How Do You Become Interested in an Article?

by Pat Marcello on January 30, 2011

So, let’s talk about you as a reader, right? What makes you sit up and take notice when you’re reading a magazine or newspaper? Your personal interest zone, right? I mean, if you’re all into animal rights, stories about animals will probably pop out at you first if the headline catches your eye. Or, if you worry about homeless people, you’ll probably gravitate right to a story that talks about that topic.

American Shorthair cat
Image via Wikipedia

But what keeps you reading?

The lead helps. If you’re not hooked by the first paragraph, which should include some interesting fact or statistic or a real slammer of an idea, then what really keeps you going down the page are the nut graphs. Why? Because nut graphs draw people further in, it can raise questions that people MUST have answered.
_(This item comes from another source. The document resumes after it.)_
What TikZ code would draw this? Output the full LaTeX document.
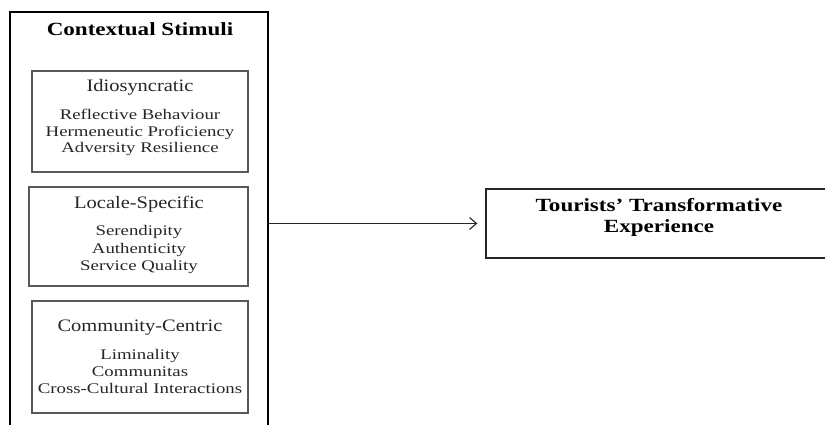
\documentclass[tikz,border=0pt]{standalone}
\usepackage{fontspec}
\setmainfont[FakeStretch=1.17]{Liberation Serif}
\newfontfamily\itemfont[FakeStretch=1.28]{Liberation Serif}
\newfontfamily\headfont[FakeStretch=1.24]{Liberation Serif}
\usetikzlibrary{arrows.meta}
\begin{document}
\begin{tikzpicture}[x=1pt,y=-1pt,
  frame/.style={draw=black,line width=1.6pt,inner sep=0pt},
  groupbox/.style={draw=black!65,line width=1.1pt,inner sep=0pt},
  outcome/.style={draw=black!85,line width=1.3pt,inner sep=0pt},
  maintitle/.style={anchor=base,font=\headfont\fontsize{18.6}{21}\selectfont\bfseries,inner sep=0pt},
  grouptitle/.style={anchor=base,font=\fontsize{17.5}{20}\selectfont,inner sep=0pt,text=black!85},
  itemtext/.style={anchor=base,font=\itemfont\fontsize{14.7}{17}\selectfont,inner sep=0pt,text=black!85},
  link/.style={line width=1.1pt,draw=black!85,-{Straight Barb[length=7pt,width=12pt,line width=1.1pt]},shorten >=8pt}]

\useasboundingbox (0,0) rectangle (825,425);
\clip (0,0) rectangle (825,425);

% outer frame (runs past the lower edge)
\node[frame,minimum width=258pt,minimum height=430pt] (stimuli) at (139,227) {};
\node[maintitle] (stimulititle) at (140,36) {Contextual Stimuli};

% group 1
\node[groupbox,minimum width=216pt,minimum height=101pt] (idio) at (140,121.5) {};
\node[grouptitle] (idiotitle) at (140,92) {Idiosyncratic};
\node[itemtext] (idioA) at (140,120) {Reflective Behaviour};
\node[itemtext] (idioB) at (140,136.5) {Hermeneutic Proficiency};
\node[itemtext] (idioC) at (140,153) {Adversity Resilience};

% group 2
\node[groupbox,minimum width=219pt,minimum height=99pt] (locale) at (138.5,236.5) {};
\node[grouptitle] (localetitle) at (139,208) {Locale-Specific};
\node[itemtext] (localeA) at (139,235) {Serendipity};
\node[itemtext] (localeB) at (139,253) {Authenticity};
\node[itemtext] (localeC) at (139,270) {Service Quality};

% group 3
\node[groupbox,minimum width=216pt,minimum height=112pt] (community) at (140,357) {};
\node[grouptitle] (communitytitle) at (140,331) {Community-Centric};
\node[itemtext] (communityA) at (140,359) {Liminality};
\node[itemtext] (communityB) at (140,376) {Communitas};
\node[itemtext] (communityC) at (140,393) {Cross-Cultural Interactions};

% outcome (runs past the right edge)
\node[outcome,minimum width=348pt,minimum height=69pt] (target) at (660,223.5) {};
\node[maintitle,anchor=center,align=center] (targettitle) at (659,217)
  {Tourists’ Transformative\\Experience};

\draw[link] (stimuli.east |- target.west) -- (target.west);
\end{tikzpicture}
\end{document}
Here’s what I mean:

Miracle Cat Saves Company

On Tuesday, February 1, Consolidated Metals Corporation was humming along when the cat who lives in the warehouse began meowing for all he was worth. Mark Jennings, warehouse foreman, couldn’t get the cat to stop. “I thought something was wrong with Puddy,” said Jennings. “What he was trying to tell me was that if I didn’t get into the maintenance room right away, we’d all be dead.

Puddy, a three-year old male American Shorthair, lives in the warehouse and keeps it free of all manner of vermin. The men found the cat when it was just a kitten and he’s become a member of the Consolidated family. What’s amazing is that he seems to be very protective, not just of the factory but of the men and women who work there. This isn’t the first time he’s been instrumental in helping the workers avoid tragedy.

Want to know what that is? You’d keep reading to find out, no doubt, right? Well… You’ll have to fill in your own details because I just made that up. :)

But you notice, I gave the who (Puddy), what (he’s protective), when (over the past three years), where (in the warehouse), and why you want to keep reading (because he’s an extraordinary cat, but you don’t know all the details about him yet).  And I piqued your interest by telling you that this isn’t the first time a cat is really a hero. That’s exactly what a nut graph does. It draws your audience further into the story so that they just have to read on.

Try this: Create a situation. Create a focus and an angle, and then, write a headline, a lead and a nut graph. Do this at least five times, and by the end of the fifth creation, you’ll see much better how nut graphs work. Try it!